Par conséquent, tous les ustensiles devaient impérativement être recouverts pour atténuer leur aspect extérieur clinquant, afin de nous exhorter à regarder la dimension spirituelle qui se cachait au-delà de la surface.
LA PUDEUR ET LES FEMMES
Et c’est là qu’interviennent les femmes.
Selon le judaïsme, les femmes possèdent une trait de caractère particulier appelé binah, traduit librement par « compréhension profonde ». Dans la Torah, les femmes sont réputées comme ayant un monde intérieur riche, et possédant un pouvoir unique d’influencer la personnalité des gens. On leur prête une perspicacité et un discernement qui dépassent la logique, les faits extérieurs et les façades superficielles.
Si les femmes sont perçues d’une manière superficielle, qui ne rend pas justice à leur personnalité profonde et leur essence spirituelle, elles sont dépouillées de leur don et de leur force unique. Elles sont exposées au danger d’être réduites à des objets et dégradées.
D’ailleurs, nous remarquons que les cultures qui admirent les femmes essentiellement pour leurs caractéristiques physiques finissent par les dégrader et par abuser d’elles.

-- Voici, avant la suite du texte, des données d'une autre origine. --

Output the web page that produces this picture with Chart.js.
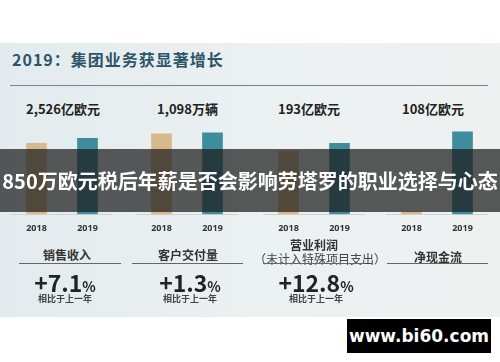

Au regard de cette dangereuse possibilité – doublée de la forte tendance masculine à remarquer l’aspect physique et externe et à être stimulé visuellement – les femmes auraient tout intérêt à dissimuler leur corps pour faire ressortir leur véritable beauté : leurs forces internes, leurs âmes.
Tout l’honneur de la fille du roi resplendit à l’intérieur (Psaumes 45, 14).
Bien entendu, rien de tout cela n’implique que les femmes ne devraient pas soigner leur apparence.
En fait, une fois que la physicalité ne détourne pas l’attention et que la sainteté interne se réalise pleinement, c’est une mitsva de glorifier l’ustensile pour la sainteté, cette représentation de la spiritualité.
Tout comme le Tabernacle était exceptionnellement attirant, et qu’un érudit en Torah a l’ordre d’accorder une priorité majeure à son apparence physique, de même la femme, qui abrite une essence interne riche et puissante, est davantage mise en valeur par un aspect extérieur soigné. Un aspect extérieur chargé de contenu spirituel. Non pas une coquille vide.
Plusieurs des idées de cet article furent développées par le Rabbin Zeev Leff dans sa conférence « Le Concept de la Pudeur ».